Computes the position of a falling body:
without drag (as in a vacuum); and with linear drag,
i.e., proportional to velocity, b v,
with b the drag coefficient. (The units are assumed SI.)
The equations, with t time, y position (above ground), and
v (upward) velocity are, with τ = m⁄b
(s, [T]):
| No drag | dv⁄dt = -g |
v = -g t + v0 |
| |
dy⁄dt = v =
-g t + v0 |
y = -(½)g t² + v0t +
y0 |
| Drag, linear | dv⁄dt = -g -
v ⁄ τ |
v = -g τ +
(v0 + g τ)
exp(-t ⁄ τ) |
| |
dy⁄dt = v = … |
y = -g τ t
+ τ Q [1 - exp(-t ⁄ τ)]
+ y0 |
Q = v0 + g τ
[LT−1].
(g = 9.8 m⁄s², thus all values must be SI.)
The drag coefficient, b, can be given by
b = 6 π η R, with η the (dynamic, usual)
viscosity and R the radius of a falling sphere (laminar flow only),
i.e., Stokes law.

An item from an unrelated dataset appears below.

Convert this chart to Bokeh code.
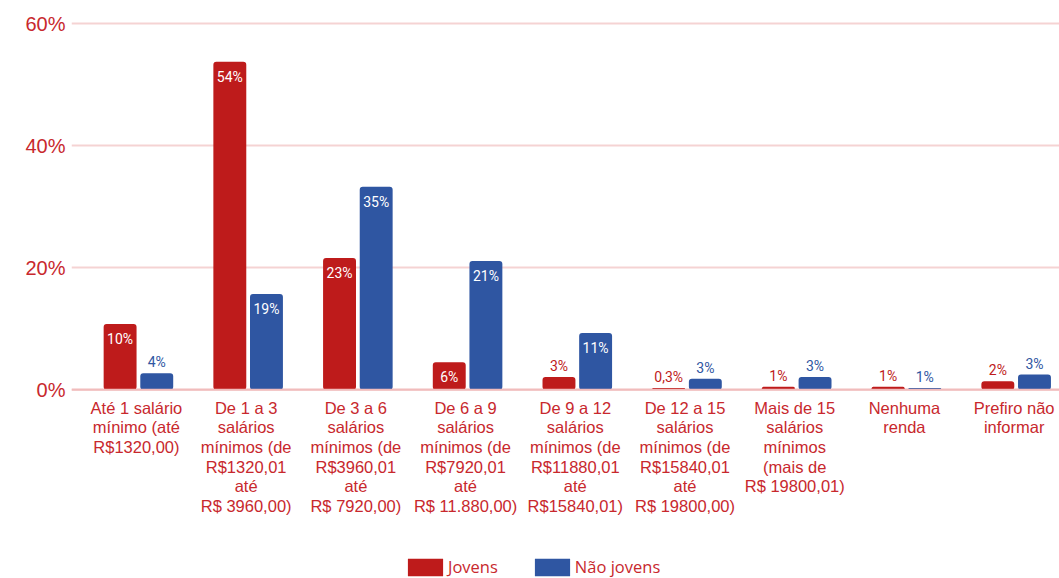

Viscosity for some fluids, in Pa.s:
air, 1.9E-5; water, 0.001; olive oil, 0.08; and glycerine, 1.3.
A "Newtonian drag"
(proportional to v²) might also be used, but the analytical solution
is complex, so in that case numerical methods (such as Runge-Kutta) are used
(as for other exponents of v).
A plot is shown for the position, y, and
the velocity (its derivative), v, for both cases
(no drag, and linear drag).
Other suggested data:
(a) small drag, r ⪆ 0 (such as 0.01 for the basis data),
giving almost coincident curves;
(b) for a rain drop of diameter 3 mm, mass 1.413E-5 kg (14 mg),
with b = 1.E-5 (if linear drag), the expected terminal velocity
is -13.8 m/s (e.g., raindrop). This case is, however, typically
considered Newtonian. |